Her own research, which is among the projects being supported by the new Delaware Center for Neuroscience Research, focuses on the mechanisms in the brain that are responsible for what's called working memory. Problems with working memory, Griffin says, are common features of a variety of psychiatric disorders including schizophrenia and general anxiety disorder.

On a more everyday level, it's also "the kind of memory that fails when you walk into a room and forget why you came there," Griffin says.

She is specifically investigating the structure that runs from the hippocampus, the portion of the brain responsible for memory, to the prefrontal cortex, responsible for executive function, which includes such cognitive abilities as problem-solving, planning and abstract thinking.

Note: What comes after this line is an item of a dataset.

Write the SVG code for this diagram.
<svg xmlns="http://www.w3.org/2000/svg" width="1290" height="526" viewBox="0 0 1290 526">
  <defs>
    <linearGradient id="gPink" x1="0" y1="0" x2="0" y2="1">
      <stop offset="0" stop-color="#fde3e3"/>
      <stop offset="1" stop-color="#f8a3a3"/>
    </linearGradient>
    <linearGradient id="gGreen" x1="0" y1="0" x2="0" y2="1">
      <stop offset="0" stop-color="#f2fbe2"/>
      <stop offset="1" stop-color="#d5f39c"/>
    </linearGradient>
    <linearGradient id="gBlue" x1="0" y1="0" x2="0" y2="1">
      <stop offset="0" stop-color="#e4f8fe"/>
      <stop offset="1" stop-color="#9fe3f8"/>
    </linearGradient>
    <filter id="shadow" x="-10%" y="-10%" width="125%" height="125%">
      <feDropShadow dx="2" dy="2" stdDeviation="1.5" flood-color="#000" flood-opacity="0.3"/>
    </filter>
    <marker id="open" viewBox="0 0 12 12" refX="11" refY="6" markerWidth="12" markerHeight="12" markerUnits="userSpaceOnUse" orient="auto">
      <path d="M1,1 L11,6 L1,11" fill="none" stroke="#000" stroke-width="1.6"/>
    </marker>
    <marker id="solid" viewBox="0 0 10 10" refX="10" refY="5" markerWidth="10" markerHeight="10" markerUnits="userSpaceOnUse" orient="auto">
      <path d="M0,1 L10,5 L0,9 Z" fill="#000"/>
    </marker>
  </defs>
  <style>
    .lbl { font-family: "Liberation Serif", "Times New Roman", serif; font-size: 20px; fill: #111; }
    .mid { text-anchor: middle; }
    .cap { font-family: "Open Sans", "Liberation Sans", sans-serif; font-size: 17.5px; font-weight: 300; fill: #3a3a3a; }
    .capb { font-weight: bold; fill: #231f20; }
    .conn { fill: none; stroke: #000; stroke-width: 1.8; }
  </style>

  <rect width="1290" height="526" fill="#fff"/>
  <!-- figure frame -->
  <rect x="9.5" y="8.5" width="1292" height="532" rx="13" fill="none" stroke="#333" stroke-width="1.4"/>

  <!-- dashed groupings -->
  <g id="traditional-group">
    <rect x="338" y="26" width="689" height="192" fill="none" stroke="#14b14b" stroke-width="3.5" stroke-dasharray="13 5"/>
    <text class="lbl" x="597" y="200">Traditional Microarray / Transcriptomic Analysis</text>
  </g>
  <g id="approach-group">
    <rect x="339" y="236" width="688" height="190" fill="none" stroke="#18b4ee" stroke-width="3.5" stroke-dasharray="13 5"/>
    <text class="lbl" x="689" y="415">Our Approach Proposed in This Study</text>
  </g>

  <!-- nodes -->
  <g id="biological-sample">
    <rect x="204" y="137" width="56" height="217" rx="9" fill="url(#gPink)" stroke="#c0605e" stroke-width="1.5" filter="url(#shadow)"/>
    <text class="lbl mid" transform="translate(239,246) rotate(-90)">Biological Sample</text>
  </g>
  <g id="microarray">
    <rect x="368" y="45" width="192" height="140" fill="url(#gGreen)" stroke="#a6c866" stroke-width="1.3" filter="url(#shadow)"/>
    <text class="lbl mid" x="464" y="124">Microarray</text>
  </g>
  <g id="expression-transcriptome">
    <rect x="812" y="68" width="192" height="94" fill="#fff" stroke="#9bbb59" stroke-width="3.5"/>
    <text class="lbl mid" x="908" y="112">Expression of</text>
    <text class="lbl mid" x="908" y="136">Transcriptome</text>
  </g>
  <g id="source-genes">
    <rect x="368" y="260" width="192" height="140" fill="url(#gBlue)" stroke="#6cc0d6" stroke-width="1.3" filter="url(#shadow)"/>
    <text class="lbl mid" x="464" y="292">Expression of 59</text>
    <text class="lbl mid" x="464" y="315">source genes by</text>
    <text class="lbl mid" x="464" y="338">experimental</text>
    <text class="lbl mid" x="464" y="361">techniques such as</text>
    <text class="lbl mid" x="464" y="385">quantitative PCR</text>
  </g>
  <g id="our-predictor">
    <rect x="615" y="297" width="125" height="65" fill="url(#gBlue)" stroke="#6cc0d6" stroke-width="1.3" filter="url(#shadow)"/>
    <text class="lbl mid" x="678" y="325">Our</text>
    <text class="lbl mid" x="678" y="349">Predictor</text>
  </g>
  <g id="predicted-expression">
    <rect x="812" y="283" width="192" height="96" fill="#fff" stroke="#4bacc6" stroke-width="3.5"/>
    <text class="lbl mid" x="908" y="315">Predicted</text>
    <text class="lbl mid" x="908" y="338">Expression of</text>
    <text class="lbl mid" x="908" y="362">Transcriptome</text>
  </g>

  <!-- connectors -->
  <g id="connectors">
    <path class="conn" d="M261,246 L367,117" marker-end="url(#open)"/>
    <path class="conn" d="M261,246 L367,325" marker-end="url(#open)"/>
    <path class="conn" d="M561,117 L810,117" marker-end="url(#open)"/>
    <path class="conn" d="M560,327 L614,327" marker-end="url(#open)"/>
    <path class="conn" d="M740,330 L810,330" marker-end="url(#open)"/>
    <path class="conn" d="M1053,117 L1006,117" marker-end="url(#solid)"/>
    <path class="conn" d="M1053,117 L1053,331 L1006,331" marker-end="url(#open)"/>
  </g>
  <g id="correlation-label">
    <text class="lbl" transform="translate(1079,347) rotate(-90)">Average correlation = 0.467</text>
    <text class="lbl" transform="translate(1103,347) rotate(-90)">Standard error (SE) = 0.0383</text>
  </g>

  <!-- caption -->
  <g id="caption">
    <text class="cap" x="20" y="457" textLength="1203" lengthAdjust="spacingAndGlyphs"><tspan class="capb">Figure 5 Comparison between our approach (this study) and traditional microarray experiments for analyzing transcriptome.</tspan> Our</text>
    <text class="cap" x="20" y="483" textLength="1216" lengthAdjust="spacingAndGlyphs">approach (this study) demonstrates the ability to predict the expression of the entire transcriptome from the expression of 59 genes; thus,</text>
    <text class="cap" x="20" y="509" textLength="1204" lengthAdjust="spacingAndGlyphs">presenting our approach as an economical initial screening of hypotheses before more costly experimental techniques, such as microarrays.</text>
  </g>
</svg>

"These two key structures, the hippocampus and the prefrontal cortex, need to work together for working memory to occur," she says. The prefrontal cortex is thought to receive direct projections from the hippocampus and then to use retrieved memories to construct a plan of action that enables a task to be performed.

Griffin uses a rat model to study the interaction between the two brain regions and its effect on working memory. Rats are trained to navigate a maze in which they must remember which way to turn and then use executive function to plan the route they will take. Once the animals are trained to do the task well, the relay between the hippocampus and prefrontal cortex is inactivated, and their success rate drops to 50–60 percent, or about what could be explained by chance.

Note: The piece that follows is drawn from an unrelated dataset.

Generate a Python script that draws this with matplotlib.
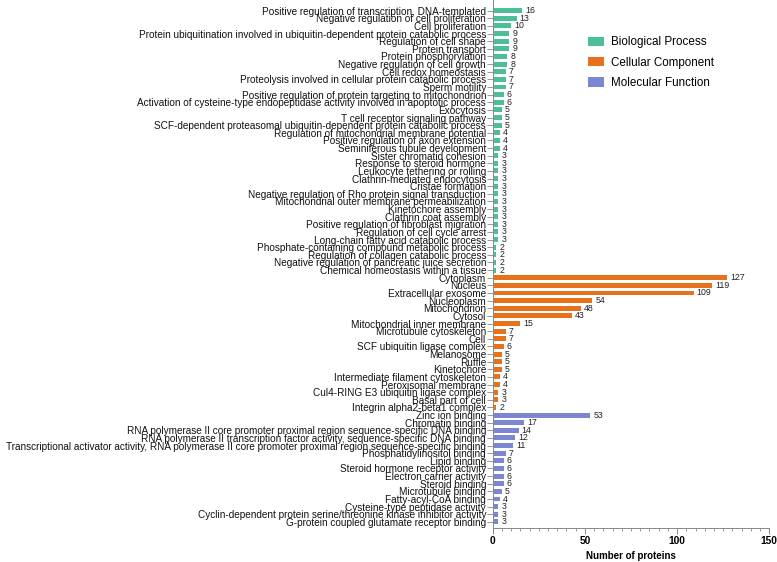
import matplotlib
matplotlib.use("Agg")
import matplotlib.pyplot as plt
from matplotlib.patches import Patch
from matplotlib.ticker import MultipleLocator

plt.rcParams['font.family'] = ['Liberation Sans', 'DejaVu Sans']

bp_terms = [
    "Positive regulation of transcription, DNA-templated",
    "Negative regulation of cell proliferation",
    "Cell proliferation",
    "Protein ubiquitination involved in ubiquitin-dependent protein catabolic process",
    "Regulation of cell shape",
    "Protein transport",
    "Protein phosphorylation",
    "Negative regulation of cell growth",
    "Cell redox homeostasis",
    "Proteolysis involved in cellular protein catabolic process",
    "Sperm motility",
    "Positive regulation of protein targeting to mitochondrion",
    "Activation of cysteine-type endopeptidase activity involved in apoptotic process",
    "Exocytosis",
    "T cell receptor signaling pathway",
    "SCF-dependent proteasomal ubiquitin-dependent protein catabolic process",
    "Regulation of mitochondrial membrane potential",
    "Positive regulation of axon extension",
    "Seminiferous tubule development",
    "Sister chromatid cohesion",
    "Response to steroid hormone",
    "Leukocyte tethering or rolling",
    "Clathrin-mediated endocytosis",
    "Cristae formation",
    "Negative regulation of Rho protein signal transduction",
    "Mitochondrial outer membrane permeabilization",
    "Kinetochore assembly",
    "Clathrin coat assembly",
    "Positive regulation of fibroblast migration",
    "Regulation of cell cycle arrest",
    "Long-chain fatty acid catabolic process",
    "Phosphate-containing compound metabolic process",
    "Regulation of collagen catabolic process",
    "Negative regulation of pancreatic juice secretion",
    "Chemical homeostasis within a tissue",
]
bp_counts = [16, 13, 10, 9, 9, 9, 8, 8, 7, 7, 7, 6, 6, 5, 5, 5, 4, 4, 4,
             3, 3, 3, 3, 3, 3, 3, 3, 3, 3, 3, 3, 2, 2, 2, 2]

cc_terms = [
    "Cytoplasm", "Nucleus", "Extracellular exosome", "Nucleoplasm",
    "Mitochondrion", "Cytosol", "Mitochondrial inner membrane",
    "Microtubule cytoskeleton", "Cell", "SCF ubiquitin ligase complex",
    "Melanosome", "Ruffle", "Kinetochore", "Intermediate filament cytoskeleton",
    "Peroxisomal membrane", "Cul4-RING E3 ubiquitin ligase complex",
    "Basal part of cell", "Integrin alpha2-beta1 complex",
]
cc_counts = [127, 119, 109, 54, 48, 43, 15, 7, 7, 6, 5, 5, 5, 4, 4, 3, 3, 2]

mf_terms = [
    "Zinc ion binding",
    "Chromatin binding",
    "RNA polymerase II core promoter proximal region sequence-specific DNA binding",
    "RNA polymerase II transcription factor activity, sequence-specific DNA binding",
    "Transcriptional activator activity, RNA polymerase II core promoter proximal region sequence-specific binding",
    "Phosphatidylinositol binding",
    "Lipid binding",
    "Steroid hormone receptor activity",
    "Electron carrier activity",
    "Steroid binding",
    "Microtubule binding",
    "Fatty-acyl-CoA binding",
    "Cysteine-type peptidase activity",
    "Cyclin-dependent protein serine/threonine kinase inhibitor activity",
    "G-protein coupled glutamate receptor binding",
]
mf_counts = [53, 17, 14, 12, 11, 7, 6, 6, 6, 6, 5, 4, 3, 3, 3]

group_names = ["Biological Process", "Cellular Component", "Molecular Function"]
group_colors = ["#4cbf96", "#e8711c", "#7c86d2"]

terms = bp_terms + cc_terms + mf_terms
counts = bp_counts + cc_counts + mf_counts
colors = ([group_colors[0]] * len(bp_terms) + [group_colors[1]] * len(cc_terms)
          + [group_colors[2]] * len(mf_terms))
n = len(terms)
ypos = list(range(n))

fig = plt.figure(figsize=(7.77, 5.62), dpi=100)
ax = fig.add_axes([492.7 / 777, 1 - 528 / 562, (769.3 - 492.7) / 777, 528 / 562])

ax.barh(ypos, counts, height=0.65, color=colors, edgecolor='none')
for y, c in zip(ypos, counts):
    ax.annotate(str(c), xy=(c, y), xytext=(2.2, 0), textcoords='offset points',
                va='center', ha='left', fontsize=6.3, color='#222222')

ax.set_ylim(67.8, -1.4)
ax.set_xlim(0, 150)
ax.set_yticks(ypos)
ax.set_yticklabels(terms, fontsize=7.22, color='#111111')
ax.tick_params(axis='y', length=4.5, width=0.6, color='#888888', pad=0.3)
ax.xaxis.set_major_locator(MultipleLocator(50))
ax.xaxis.set_minor_locator(MultipleLocator(5))
ax.tick_params(axis='x', which='major', length=4, width=0.7, color='#888888', pad=2)
ax.tick_params(axis='x', which='minor', length=2.2, width=0.6, color='#888888')
for lab in ax.get_xticklabels():
    lab.set_fontweight('bold')
    lab.set_fontsize(7.4)
ax.set_xlabel("Number of proteins", fontsize=7.0, fontweight='bold', labelpad=3.5)

for s in ['top', 'right']:
    ax.spines[s].set_visible(False)
for s in ['left', 'bottom']:
    ax.spines[s].set_color('#888888')
    ax.spines[s].set_linewidth(0.7)

handles = [Patch(facecolor=c, edgecolor='none', label=g) for g, c in zip(group_names, group_colors)]
fig.legend(handles=handles, loc='upper left', bbox_to_anchor=(577 / 777, 1 - 26 / 562),
           frameon=False, fontsize=8.4, handlelength=1.45, handleheight=0.9,
           handletextpad=0.6, labelspacing=0.7)

fig.savefig("out.png", dpi=100)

In addition to giving the rats the test of their working memory, Griffin simultaneously studies the mechanisms of how the brain works in the process. She says her research interests for some time have been in multi-regional brain interactions, an area of study that is increasingly the subject of neuroscience work.

Eventually, she says, "Understanding the nature of complex cognitive processes such as learning and memory will have important implications, including the possible treatment of neurological disorders such as Alzheimer's disease, attention deficit hyperactivity disorder and schizophrenia."